Verse 27 — The Contrast with the Honored Fallen
Verse 27 introduces a striking contrast that requires careful reading. The "mighty who are fallen of the uncircumcised" who have gone down to Sheol with their weapons and swords under their heads appears to describe warriors who, though pagan, received an honorable burial — likely a reference to legendary heroes or ancient warrior-kings such as the Nephilim traditions (cf. Gen 6:4) or simply great warriors of antiquity who died nobly in battle and were interred with full military honors.
Meshech and Tubal are denied even this pagan dignity. Their "iniquities are on their bones" — a haunting image.
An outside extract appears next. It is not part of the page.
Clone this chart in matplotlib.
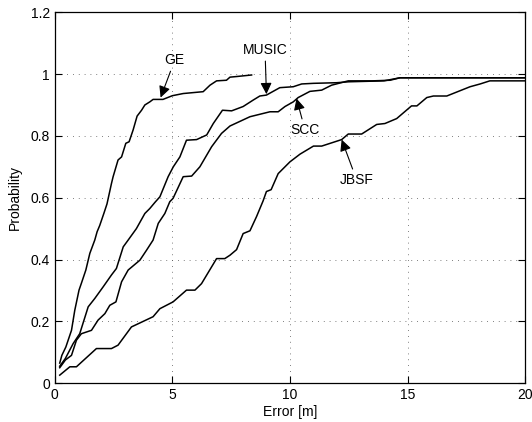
import matplotlib.pyplot as plt

plt.rcParams['font.family'] = ['Liberation Sans', 'DejaVu Sans']

# CDF curves (error in m, probability)
ge_x = [0.21, 0.3, 0.47, 0.71, 0.85, 1.03, 1.13, 1.32, 1.49, 1.70, 1.80, 1.91, 2.09, 2.22,
        2.41, 2.48, 2.69, 2.84, 3.02, 3.16, 3.33, 3.5, 3.69, 3.83, 4.04, 4.18, 4.6, 5.0,
        5.46, 6.31, 6.6, 6.88, 7.3, 7.45, 7.73, 8.37]
ge_y = [0.065, 0.09, 0.117, 0.171, 0.236, 0.301, 0.323, 0.366, 0.42, 0.463, 0.49, 0.51,
        0.55, 0.58, 0.646, 0.668, 0.722, 0.732, 0.776, 0.781, 0.819, 0.864, 0.883, 0.9,
        0.91, 0.918, 0.918, 0.93, 0.937, 0.943, 0.964, 0.978, 0.98, 0.99, 0.992, 0.997]

music_x = [0.21, 0.45, 0.78, 1.06, 1.42, 1.70, 2.06, 2.41, 2.62, 2.91, 3.12, 3.47, 3.83,
           4.04, 4.26, 4.47, 4.82, 5.04, 5.32, 5.6, 6.03, 6.46, 6.74, 7.13, 7.52, 8.01,
           8.44, 8.72, 9.0, 9.57, 10.14, 10.5, 11.0, 11.99, 12.5, 14.0, 14.68, 20.0]
music_y = [0.055, 0.08, 0.128, 0.16, 0.247, 0.274, 0.312, 0.35, 0.371, 0.441, 0.463, 0.5,
           0.549, 0.565, 0.585, 0.603, 0.668, 0.7, 0.732, 0.786, 0.788, 0.803, 0.84, 0.883,
           0.881, 0.895, 0.916, 0.929, 0.932, 0.956, 0.959, 0.968, 0.97, 0.972, 0.975,
           0.978, 0.988, 0.988]

scc_x = [0.21, 0.45, 0.71, 0.92, 1.13, 1.56, 1.84, 2.13, 2.34, 2.6, 2.84, 3.12, 3.62, 3.9,
         4.18, 4.4, 4.68, 4.89, 5.03, 5.46, 5.82, 6.17, 6.67, 7.09, 7.45, 8.3, 9.15, 9.5,
         9.79, 10.14, 10.35, 10.85, 11.35, 11.77, 12.48, 13.5, 14.26, 14.68, 20.0]
scc_y = [0.05, 0.075, 0.09, 0.139, 0.16, 0.171, 0.204, 0.225, 0.252, 0.263, 0.328, 0.366,
         0.398, 0.43, 0.463, 0.517, 0.549, 0.587, 0.598, 0.668, 0.67, 0.7, 0.765, 0.808,
         0.832, 0.862, 0.878, 0.878, 0.895, 0.91, 0.924, 0.944, 0.948, 0.964, 0.978,
         0.978, 0.98, 0.988, 0.988]

jbsf_x = [0.21, 0.64, 0.92, 1.77, 2.41, 2.69, 3.26, 4.18, 4.47, 5.03, 5.6, 5.96, 6.24, 6.88,
          7.23, 7.45, 7.73, 8.01, 8.3, 8.58, 8.86, 9.0, 9.2, 9.5, 10.0, 10.43, 11.0, 11.35,
          12.2, 12.48, 13.05, 13.69, 14.04, 14.54, 15.17, 15.4, 15.82, 16.1, 16.67, 17.66,
          18.09, 18.5, 20.0]
jbsf_y = [0.026, 0.053, 0.053, 0.112, 0.112, 0.123, 0.182, 0.215, 0.241, 0.263, 0.301,
          0.301, 0.322, 0.403, 0.403, 0.414, 0.432, 0.484, 0.493, 0.539, 0.59, 0.62, 0.626,
          0.678, 0.716, 0.741, 0.767, 0.767, 0.788, 0.806, 0.806, 0.837, 0.84, 0.856,
          0.897, 0.897, 0.924, 0.929, 0.929, 0.959, 0.968, 0.978, 0.978]

labels = ['GE', 'MUSIC', 'SCC', 'JBSF']
label_pos = [(5.1, 1.045), (8.94, 1.078), (10.64, 0.819), (12.84, 0.657)]
arrow_tip = [(4.5, 0.924), (9.0, 0.935), (10.28, 0.921), (12.2, 0.788)]

fig = plt.figure(figsize=(5.32, 4.22), dpi=100)
ax = fig.add_axes([0.103, 0.092, 0.884, 0.879])

for xs, ys in [(ge_x, ge_y), (music_x, music_y), (scc_x, scc_y), (jbsf_x, jbsf_y)]:
    ax.plot(xs, ys, color='black', linewidth=1.1)

for lab, pos, tip in zip(labels, label_pos, arrow_tip):
    ax.annotate(lab, xy=tip, xytext=pos, ha='center', va='center', fontsize=10,
                arrowprops=dict(arrowstyle='-|>', color='black', lw=0.8,
                                mutation_scale=17, shrinkA=1, shrinkB=0))

ax.set_xlim(0, 20)
ax.set_ylim(0, 1.2)
ax.set_xticks([0, 5, 10, 15, 20])
ax.set_yticks([0, 0.2, 0.4, 0.6, 0.8, 1.0, 1.2])
ax.set_yticklabels(['0', '0.2', '0.4', '0.6', '0.8', '1', '1.2'])
ax.tick_params(direction='in', top=True, right=True, length=5, labelsize=10, width=0.8)
ax.grid(True, linestyle=(0, (1, 6)), color='#555555', linewidth=0.6)
ax.set_xlabel('Error [m]', fontsize=10, labelpad=2)
ax.set_ylabel('Probability', fontsize=10, labelpad=6)
for s in ax.spines.values():
    s.set_linewidth(0.9)

fig.savefig('out.png', dpi=100)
Whereas a warrior's bones might be marked by his glorious deeds, these peoples' very skeletal remains bear the inscription of moral guilt. The phrase suggests that sin is not merely biographical but ontological — it adheres to the person, outlasting life.
"They were the terror of the mighty in the land of the living" closes the verse with bitter irony: these nations who terrified even the strong are themselves stripped of all terrifying dignity in death. Earthly dominance, when rooted in injustice and the shedding of innocent blood, confers no lasting status.